- French film poster
- Directed by: Carlos Saura
- Written by: Carlos Saura
- Produced by: Elías Querejeta
- Starring: Fernando Rey Geraldine Chaplin
- Cinematography: Teo Escamilla
- Edited by: Pablo González del Amo
- Music by: Giorgio Mainiero Erik Satie from "Gnossienne No. 3"
- Release dates: 21 April 1977 (Spain); 11 March 1983 (New York City);
- Running time: 125 minutes
- Country: Spain
- Language: Spanish

= Elisa, vida mía =

Elisa, Vida mía (English: Elisa, My Life) is a 1977 Spanish drama film written and directed by Carlos Saura. The film stars Saura's long-term companion and frequent collaborator, Geraldine Chaplin. She stars alongside Fernando Rey, who won the Best Actor award at the 1977 Cannes Film Festival for his performance.

==Plot==
On a secluded farmhouse in Castile and León, Luis is reunited with his estranged daughter, Elisa, after a 20-year separation. On the farmhouse, Luis writes what sometimes appears to be both an autobiography and a novel.

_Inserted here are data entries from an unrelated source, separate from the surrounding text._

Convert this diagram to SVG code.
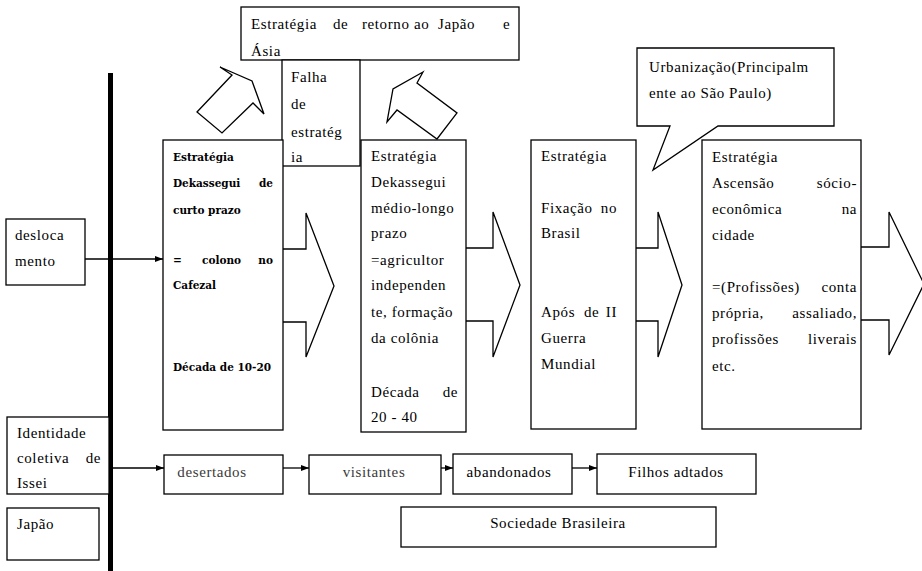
<svg xmlns="http://www.w3.org/2000/svg" width="922" height="571" viewBox="0 0 922 571">
<style>
.b{fill:#fff;stroke:#000;stroke-width:1.3}
.o{fill:#fff;stroke:#000;stroke-width:1.3;stroke-linejoin:miter}
.c{fill:none;stroke:#000;stroke-width:1.3}
text{font-family:"Liberation Serif","Times New Roman",serif;font-size:15px;letter-spacing:0.6px;fill:#000}
.s{font-family:"DejaVu Serif","Liberation Serif",serif;font-size:10.5px;font-weight:bold;letter-spacing:0}
.g{fill:#3a3a3a}
.m{text-anchor:middle}
.e{text-anchor:end}
</style>
<defs>
<marker id="ah" markerWidth="9" markerHeight="8" refX="8" refY="4" orient="auto" markerUnits="userSpaceOnUse">
<path d="M0,1 L8,4 L0,7 Z" fill="#000"/>
</marker>
</defs>
<rect x="0" y="0" width="922" height="571" fill="#fff"/>

<g id="timeline-bar">
<rect x="108" y="73" width="5" height="498" fill="#000"/>
</g>

<g id="block-arrows">
<polygon class="o" points="220,67 232,75 197,112 222,133 253,103 264,114 252,81"/>
<polygon class="o" points="423,72 393,89 387,122 397,110 437,139 457,113 417,83"/>
<polyline class="o" points="283,249 306,249 306,213 334,286 306,357 306,322 283,322"/>
<polyline class="o" points="466,248 493,248 493,212 520,285 493,357 493,321 466,321"/>
<polyline class="o" points="636,248 658,248 658,212 682,285 658,357 658,321 636,321"/>
<polyline class="o" points="861,247 889,247 889,212 924,284 889,355 889,320 861,320"/>
</g>

<g id="retorno">
<rect class="b" x="241" y="7" width="278" height="53"/>
<text y="29"><tspan x="251">Estratégia</tspan><tspan x="333">de</tspan><tspan x="362">retorno</tspan><tspan x="414">ao</tspan><tspan x="438">Japão</tspan><tspan x="503">e</tspan></text>
<text x="251" y="56">Ásia</text>
</g>

<g id="falha">
<rect class="b" x="282" y="60" width="78" height="106"/>
<text x="291" y="82">Falha</text>
<text x="291" y="109">de</text>
<text x="291" y="137">estratég</text>
<text x="291" y="162">ia</text>
</g>

<g id="urbanizacao">
<path class="b" d="M670,126 L637,126 L637,48 L834,48 L834,126 L718,126 L653,170 Z"/>
<text x="649" y="72">Urbanização(Principalm</text>
<text x="649" y="98">ente ao São Paulo)</text>
</g>

<g id="box1">
<rect class="b" x="163" y="140" width="120" height="290"/>
<text class="s" x="173" y="161">Estratégia</text>
<text class="s" x="173" y="187">Dekassegui</text>
<text class="s e" x="273" y="187">de</text>
<text class="s" x="173" y="214">curto prazo</text>
<text class="s" x="173" y="264">=</text>
<text class="s" x="202" y="264">colono</text>
<text class="s e" x="273" y="264">no</text>
<text class="s" x="173" y="289">Cafezal</text>
<text class="s" x="173" y="371">Década de 10-20</text>
</g>

<g id="box2">
<rect class="b" x="361" y="140" width="105" height="292"/>
<text x="371" y="161">Estratégia</text>
<text x="371" y="187">Dekassegui</text>
<text x="371" y="213">médio-longo</text>
<text x="371" y="238">prazo</text>
<text x="371" y="265">=agricultor</text>
<text x="371" y="290">independen</text>
<text x="371" y="317">te, formação</text>
<text x="371" y="343">da colônia</text>
<text x="371" y="397">Década</text>
<text class="e" x="458" y="397">de</text>
<text x="371" y="422">20 - 40</text>
</g>

<g id="box3">
<rect class="b" x="531" y="140" width="105" height="289"/>
<text x="541" y="161">Estratégia</text>
<text x="541" y="213">Fixação</text>
<text class="e" x="617" y="213">no</text>
<text x="541" y="238">Brasil</text>
<text x="541" y="317">Após</text>
<text x="584" y="317">de</text>
<text class="e" x="617" y="317">II</text>
<text x="541" y="343">Guerra</text>
<text x="541" y="369">Mundial</text>
</g>

<g id="box4">
<rect class="b" x="702" y="140" width="159" height="289"/>
<text x="712" y="162">Estratégia</text>
<text x="712" y="188">Ascensão</text>
<text class="e" x="857" y="188">sócio-</text>
<text x="712" y="214">econômica</text>
<text class="e" x="857" y="214">na</text>
<text x="712" y="240">cidade</text>
<text x="712" y="292">=(Profissões)</text>
<text class="e" x="857" y="292">conta</text>
<text x="712" y="318">própria,</text>
<text class="e" x="857" y="318">assaliado,</text>
<text x="712" y="344">profissões</text>
<text class="e" x="857" y="344">liverais</text>
<text x="712" y="371">etc.</text>
</g>

<g id="deslocamento">
<rect class="b" x="6" y="219" width="79" height="66"/>
<text x="15" y="240">desloca</text>
<text x="15" y="266">mento</text>
</g>

<g id="identidade">
<rect class="b" x="7" y="417" width="102" height="77"/>
<text x="17" y="438">Identidade</text>
<text x="17" y="463">coletiva</text>
<text class="e" x="101" y="463">de</text>
<text x="17" y="488">Issei</text>
</g>

<g id="japao">
<rect class="b" x="7" y="508" width="92" height="52"/>
<text x="17" y="529">Japão</text>
</g>

<g id="desertados">
<rect class="b" x="164" y="455" width="119" height="39"/>
<text class="m g" x="212" y="477">desertados</text>
</g>

<g id="visitantes">
<rect class="b" x="309" y="455" width="132" height="39"/>
<text class="m g" x="374" y="477">visitantes</text>
</g>

<g id="abandonados">
<rect class="b" x="453" y="454" width="119" height="40"/>
<text class="m" x="509" y="477">abandonados</text>
</g>

<g id="filhos">
<rect class="b" x="597" y="454" width="159" height="40"/>
<text class="m" x="676" y="477">Filhos adtados</text>
</g>

<g id="sociedade">
<rect class="b" x="401" y="507" width="315" height="40"/>
<text class="m" x="558" y="528">Sociedade Brasileira</text>
</g>

<g id="connectors">
<line class="c" x1="85" y1="259" x2="163" y2="259" marker-end="url(#ah)"/>
<line class="c" x1="113" y1="468" x2="164" y2="468" marker-end="url(#ah)"/>
<line class="c" x1="283" y1="468" x2="309" y2="468" marker-end="url(#ah)"/>
<line class="c" x1="441" y1="468" x2="453" y2="468" marker-end="url(#ah)"/>
<line class="c" x1="572" y1="468" x2="597" y2="468" marker-end="url(#ah)"/>
</g>
</svg>
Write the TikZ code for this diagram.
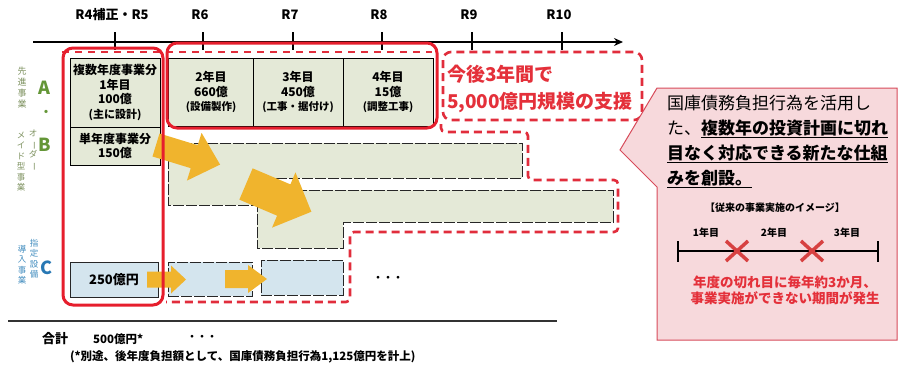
\documentclass[tikz,border=0pt]{standalone}
\usepackage{fontspec}
\setmainfont{Noto Sans CJK JP}
\usetikzlibrary{arrows.meta,calc}
\definecolor{redS}{RGB}{230,30,45}
\definecolor{redD}{RGB}{225,45,60}
\definecolor{redT}{RGB}{228,48,58}
\definecolor{cellgreen}{RGB}{228,233,215}
\definecolor{cellblue}{RGB}{212,229,238}
\definecolor{orangeA}{RGB}{240,180,45}
\definecolor{pinkF}{RGB}{247,217,220}
\definecolor{pinkB}{RGB}{215,75,90}
\definecolor{labgreen}{RGB}{100,150,55}
\definecolor{labblue}{RGB}{40,120,180}
\definecolor{vgreen}{RGB}{125,145,95}
\definecolor{vblue}{RGB}{65,140,190}
\definecolor{xred}{RGB}{215,65,65}
\newcommand\vbar{\rotatebox[origin=c]{-90}{ー}}
\newcommand\blockarr[6]{%
  \begin{scope}[shift={#1},rotate=#2]
    \fill[orangeA] (0,-#4) -- ({#3-#6},-#4) -- ({#3-#6},-#5) -- (#3,0) -- ({#3-#6},#5) -- ({#3-#6},#4) -- (0,#4) -- cycle;
  \end{scope}}
\begin{document}
\begin{tikzpicture}[x=1pt,y=-1pt,
  every node/.style={inner sep=0pt,outer sep=0pt},
  rlab/.style={font=\bfseries\fontsize{13}{15}\selectfont},
  cellA/.style={draw=black,line width=0.9pt,fill=cellgreen,align=center,
    font=\bfseries\fontsize{12}{14.5}\selectfont},
  bar/.style={draw=black!85,line width=1pt,dash pattern=on 11pt off 2pt},
  redbox/.style={draw=redS,line width=3pt,rounded corners=10pt},
  reddash/.style={draw=redD,line width=2.6pt,dash pattern=on 8pt off 5pt,rounded corners=8pt},
  vlab/.style={align=center,font=\fontsize{8.5}{10.5}\selectfont},
  big/.style={font=\bfseries\fontsize{19}{22}\selectfont,text=redT,anchor=west},
  cl/.style={anchor=base west,font=\fontsize{17}{21}\selectfont},
  small/.style={font=\bfseries\fontsize{10}{12}\selectfont},
  redtxt/.style={font=\bfseries\fontsize{13.5}{16}\selectfont,text=redT},
]
\useasboundingbox (0,0) rectangle (901,370);
% axis
\coordinate (ax0) at (33,42);
\coordinate (ax1) at (623,42);
\draw[line width=1.5pt,-{Stealth[length=9pt,width=8pt]}] (ax0) -- (ax1);
\foreach \x/\t/\n in {115/R4補正・R5/t0,203/R6/t1,293/R7/t2,382/R8/t3,472/R9/t4,562/R10/t5}{
  \draw[line width=1.5pt] (\x,32) -- (\x,50);
  \node[rlab] (\n) at (\x-3,15) {\t};
}
% thin dashed red
\draw[redD,line width=1.5pt,dash pattern=on 7pt off 6pt] (62,52) -- (432,52);
% row A
\node[cellA,minimum width=90pt,minimum height=69pt] (a1) at (115,92.5) {複数年度事業分\\1年目\\100億\\{\fontsize{11}{13}\selectfont(主に設計)}};
\node[cellA,minimum width=85pt,minimum height=68pt] (a2) at (211,92) {2年目\\660億\\{\fontsize{10.5}{13}\selectfont(設備製作)}};
\node[cellA,minimum width=90pt,minimum height=68pt] (a3) at (298,92) {3年目\\450億\\{\fontsize{10.5}{13}\selectfont(工事・据付け)}};
\node[cellA,minimum width=90pt,minimum height=68pt] (a4) at (388,92) {4年目\\15億\\{\fontsize{10.5}{13}\selectfont(調整工事)}};
% row B
\node[cellA,minimum width=90pt,minimum height=38pt] (b1) at (115,146) {単年度事業分\\150億};
\fill[cellgreen] (168,143) -- (522,143) -- (522,178) -- (257,178) -- (257,205) -- (168,205) -- cycle;
\draw[bar] (168,143) -- (522,143) -- (522,178) -- (257,178) -- (257,205) -- (168,205) -- cycle;
\fill[cellgreen] (257,190) -- (613,190) -- (613,222) -- (343,222) -- (343,248) -- (257,248) -- cycle;
\draw[bar] (257,190) -- (613,190) -- (613,222) -- (343,222) -- (343,248) -- (257,248) -- cycle;
% row C
\node[draw=black!85,line width=1pt,fill=cellblue,minimum width=88pt,minimum height=35pt,
  font=\bfseries\fontsize{13}{15}\selectfont] (c1) at (114,279.5) {250億円};
\node[bar,fill=cellblue,minimum width=84pt,minimum height=34pt] (c2) at (210,279) {};
\node[bar,fill=cellblue,minimum width=82pt,minimum height=35pt] (c3) at (302,277.5) {};
\node[font=\bfseries\fontsize{10}{12}\selectfont] (dots1) at (388,279) {・・・};
% arrows
\blockarr{(156,145)}{-17}{67}{12}{25}{27}
\blockarr{(246,184)}{-23}{71}{17}{30}{30}
\blockarr{(147,279.5)}{0}{39}{8}{14}{15}
\blockarr{(225,279)}{0}{42}{9}{14}{19}
% red frames
\draw[redbox] (63,48) rectangle (163,305);
\draw[redbox] (167,43) rectangle (437,128);
\draw[reddash,fill=white] (443,52) rectangle (642,120);
\node[big] (s1) at (447,74) {今後3年間で};
\node[big] (s2) at (447,103) {5,000億円規模の支援};
\draw[reddash,rounded corners=4pt] (441,124) -- (441,132) -- (528,132) -- (528,180) -- (618,180) -- (618,232) -- (350,232) -- (350,302) -- (166,302);
% left labels
\node[font=\bfseries\fontsize{18}{20}\selectfont,text=labgreen] (la) at (44,88) {A};
\node[font=\bfseries\fontsize{12}{14}\selectfont,text=labgreen] (ldot) at (46,113) {・};
\node[font=\bfseries\fontsize{18}{20}\selectfont,text=labgreen] (lb) at (45,145) {B};
\node[font=\bfseries\fontsize{18}{20}\selectfont,text=labblue] (lc) at (47,268) {C};
\node[vlab,text=vgreen,font=\fontsize{9}{11}\selectfont,anchor=north] (v1) at (22,67) {先\\進\\事\\業};
\node[vlab,text=vgreen,anchor=north] (v2) at (33,130) {オ\\\vbar\\ダ\\\vbar};
\node[vlab,text=vgreen,anchor=north] (v3) at (21,132) {メ\\イ\\ド\\型\\事\\業};
\node[vlab,text=vblue,anchor=north] (v4) at (34,239) {指\\定\\設\\備};
\node[vlab,text=vblue,anchor=north] (v5) at (22,245) {導\\入\\事\\業};
% callout
\draw[fill=pinkF,draw=pinkB,line width=1pt] (657,88) -- (897,88) -- (897,340) -- (657,340) -- (657,187) -- (620,150) -- cycle;
\node[cl] (k1) at (667,109) {国庫債務負担行為を活用し};
\node[cl] (k2) at (667,134) {た、\textbf{\underline{複数年の投資計画に切れ}}};
\node[cl] (k3) at (667,159) {\textbf{\underline{目なく対応できる新たな仕組}}};
\node[cl] (k4) at (667,184) {\textbf{\underline{みを創設。}}};
\node[small] (k5) at (775,208) {【従来の事業実施のイメージ】};
\coordinate (tl0) at (678,251);
\coordinate (tl1) at (878,251);
\draw[line width=1.5pt] (tl0) -- (tl1);
\draw[line width=1.8pt] (678,241) -- (678,262) (878,241) -- (878,262);
\node[small] (y1) at (706,233) {1年目};
\node[small] (y2) at (774,233) {2年目};
\node[small] (y3) at (847,233) {3年目};
\draw[xred,line width=3.5pt] (726,241) -- (748,261) (726,261) -- (748,241);
\draw[xred,line width=3.5pt] (801,241) -- (823,261) (801,261) -- (823,241);
\node[redtxt] (r1) at (785,282) {年度の切れ目に毎年約3か月、};
\node[redtxt] (r2) at (785,298) {事業実施ができない期間が発生};
% bottom
\coordinate (bl0) at (8,321);
\coordinate (bl1) at (557,321);
\draw[line width=1.2pt,black!80] (bl0) -- (bl1);
\node[font=\bfseries\fontsize{13}{15}\selectfont] (sum) at (55,339) {合計};
\node[font=\bfseries\fontsize{11.5}{14}\selectfont,anchor=west] (sumv) at (93,339) {500億円*};
\node[font=\bfseries\fontsize{10}{12}\selectfont] (dots2) at (202,338) {・・・};
\node[font=\bfseries\fontsize{11.5}{13}\selectfont,anchor=west] (fn) at (70,357) {(*別途、後年度負担額として、国庫債務負担行為1,125億円を計上)};
\end{tikzpicture}
\end{document}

The book is played out with memories of the past, such as when Luis walked out on his family and is mixed with fantasies about Elisa's adult life and her failed marriage.

==Cast==
- Geraldine Chaplin as Elisa Santamaria/mother of Elisa
- Fernando Rey as Luis
- Ana Torrent as Elisa as child
- Norman Briski as Antonio
- Isabel Mestres as Isabel, Elisa's sister
- Joaquín Hinojosa as Julián, Isabel's husband
- Arantxa Escamilla as little girl
- Jacobo Escamillaa as little boy
- Francisco Guijar as the doctor

==Reception==
Vincent Canby of The New York Times praised Chaplin and Rey; "The main reasons to see the film are the two leading performances. Mr. Rey is always an interesting presence, and Miss Chaplin, as in all of her Saura films, reveals qualities of feeling, control and beauty that no other directors have ever found."

Saura was nominated for the Palme d'Or for the film, and won Best Director at Spain's Cinema Writers Circle Awards.